The Casa de Nariño is guarded by the National Army of Colombia's 37th Infantry Presidential Guard Battalion also known as the Presidential Guard Battalion, created by the decree of the President of Colombia Miguel Abadía Méndez on September 7, 1927. Decree 367 of 1928 gave it its current name. The Battalion was raised by Lieutenant Colonel Roberto Perea Sanclemente on August 16, 1928. A precedent for its foundation is the so-called Guardia de Honor del libertador Simón Bolívar (Spanish for Honor Guard of the Liberator Simón Bolívar), created in 1814 on his orders during the Spanish American Wars of Independence.

The battalion is part of the Army's 5th Division (13th Infantry Brigade), and is composed of 1,400 people: 29 officers, 116 NCOs, 1,189 soldiers and 66 civilian personnel, it is subdivided into several companies: Córdova Company (Infantry), Rondon Troop (Cavalry), also known as "Los ponis de la Rondón" (Spanish for the Rondon ponies), Ricaurte Battery (Artillery), Caldas Company (Engineers) (named after Francisco José de Caldas), Wafersson or Fergusson Company and finally the soldiers' squad of the Military Household wearing historical uniforms.

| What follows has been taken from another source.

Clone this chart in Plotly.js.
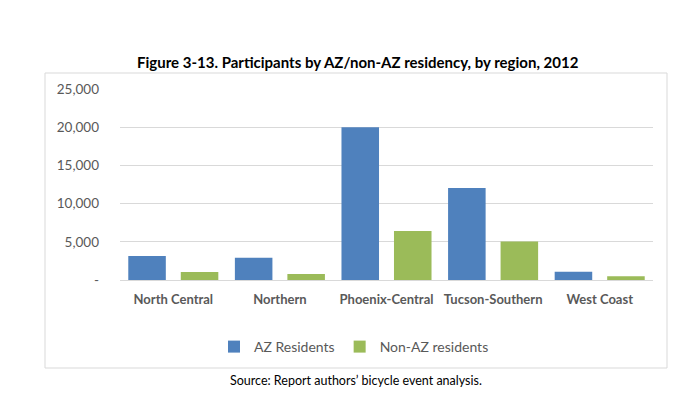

It also has its own military band and Corps of Drums. Its quarters are located in front of the Ministry of Finance's building, on the south side of the palace. Their slogan is "En Defensa del Honor Hasta la Muerte" ("In defense of honor till death").
Memorable actions of this battalion are remembered such as the protection given during the violent acts of the Bogotazo (April 9, 1948) and during the Palace of Justice Siege (November 6, 1985).

Resolution 3446 of August 17, 1955, created the medallion "Guardia Presidencial" and Decree 1880 of 1988 ruled the award merits for this prize given to the distinguished members of the battalion for their loyalty, service and good behavior.

On select weekdays and weekends the public can see the flag lowering and Guard Mounting ceremony in the afternoon by personnel of the battalion. It also has occasional public relations deployments to various towns and cities nationwide.